SEMINAR: Blockchain for Business inside and outside of Residential Microgrids
Residential microgrids are poised to play an important role in future distributed energy networks. Yet, viable business models to run residential microgrids are still a challenge. We will cover the topic of business on residential microgrids from two perspectives: First, Blockchain might be a means to enable energy trade inside a residential microgrid. Blockchain is much more than the technology behind its still most successful application – the Bitcoin. One of its key attributes is the immutable storage of information. Besides other applications, this enables trustful online business between two or more individuals – without the need of an intermediary. The Blockchain is thus said to enable open platforms, facilitating decentral and secure peer to peer trade. It might enable a business layer on residential microgrids. Second, regarding residential microgrids’ connection to the outside main grid, energy retailers have yet to identify effective electricity tariffs to incorporate residential microgrids into the energy value chain.
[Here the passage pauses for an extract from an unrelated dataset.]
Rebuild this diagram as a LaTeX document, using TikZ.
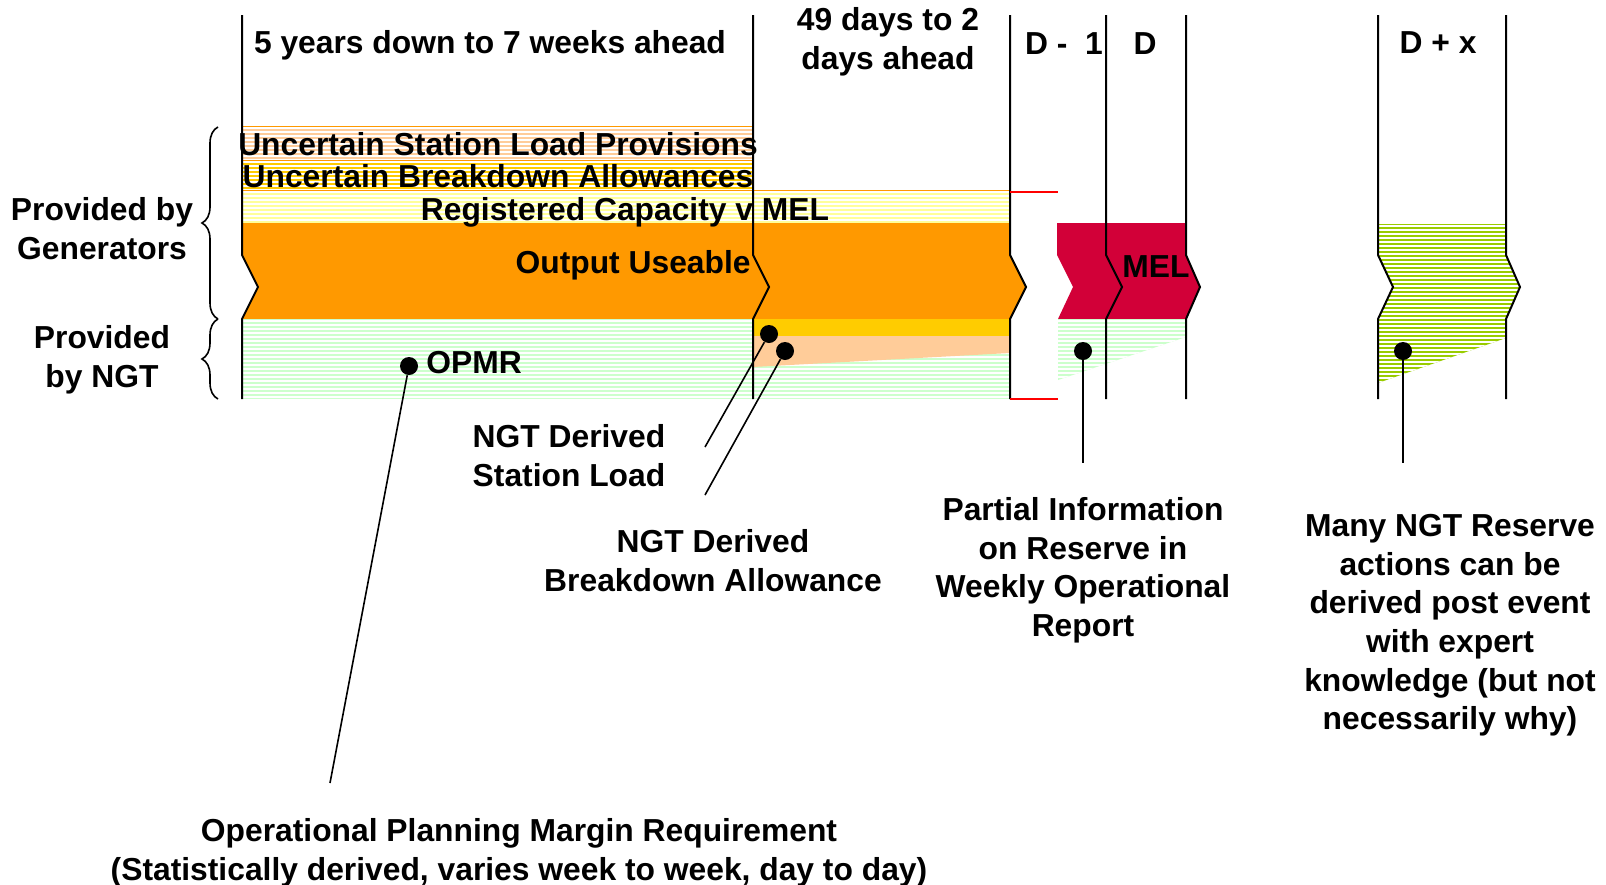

For this reason, we analyzed a set of twelve representative tariff options retailers might offer in the future. To examine their effects on load profiles and electricity bills, we set up a comprehensive empirical evaluation framework. Our analyses identify important recommendations for residential microgrid pricing.
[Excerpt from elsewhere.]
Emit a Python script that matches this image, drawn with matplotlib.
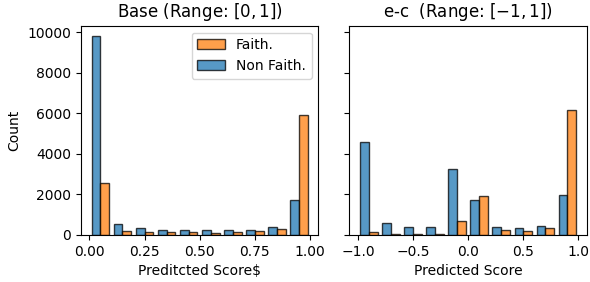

M.Sc. with honors, Fraunhofer Institute
Alexander Rieger completed a Bachelor’s degree in “Management and Technology” at the Technical University of Munich with majors in mechanical engineering as well as financial management and accounting. From 2013 to 2016, he was part of the Elite Graduate Program “Finance and Information Management” (M.Sc. with honors) chaired by the Technical University of Munich and the University of Augsburg. He joined the Erasmus Research Institute of Management in Rotterdam as a visiting scholar in 2015 and the Graduate School of Economic and Social Sciences of the University of Mannheim in 2016. In parallel to his academic endeavors, he did various projects and internships in and outside of Europe, e.g. at Allianz, Pimpco, A.T. Kearney and Siemens. Mr. Rieger joined the Fraunhofer Institute for Applied Information Technology FIT in May 2016 as a student assistant and he became a research assistant in May 2017.
Dr. Gilbert Fridgen
Professor, University of Bayreuth, Fraunhofer Institute, Research Center Finance & Information Management
Gilbert Fridgen is University Professor of Information Systems and Sustainable IT Management at the University of Bayreuth, Deputy Director of the Project Group Business & Information Systems Engineering of the Fraunhofer Institute for Applied Information Technology (FIT), and Deputy Director of the Research Center Finance & Information Management. Furthermore, he is founder and co-director of the Fraunhofer Blockchain Lab. Prior to his position in Bayreuth, he started his academic career at the University of Augsburg. From 2010 to 2013 he pursued his habilitation in Information Systems Engineering. From 2005 to 2010 he did his doctorate on IT risk/return management. From 1999 to 2005 he earned a Diploma of Managerial Economics as well as a Bachelor of Science in Computer Science and Electronic Commerce. In his research, Gilbert Fridgen focusses on three major topics. Since 2015, he analyzes the business potential of the Blockchain technology, builds up the Fraunhofer Blockchain lab, and writes first publications. Beginning with his habilitation he started to build economic models for the smart grid, aiming at advancing the German energy transition. Furthermore, beginning with his doctorate, he furthermore addresses topics of IT transformation, i.e. the long-term evolution of large IT systems that are prone to a high complexity and therefore high risk. According to the most common and most relevant ranking for German Business Schools (JOURQUAL3), he regularly publishes papers in category A journals and conference proceedings. Gilbert Fridgen was granted 7-digit research funds from European, German and State programs. Furthermore, he acquired 7-digit funds for applied research projects in collaboration with organizations such as Audi, Fujitsu, Hilti, McKinsey, Nord/LB, or the German Federal Office for Migration and Refugees.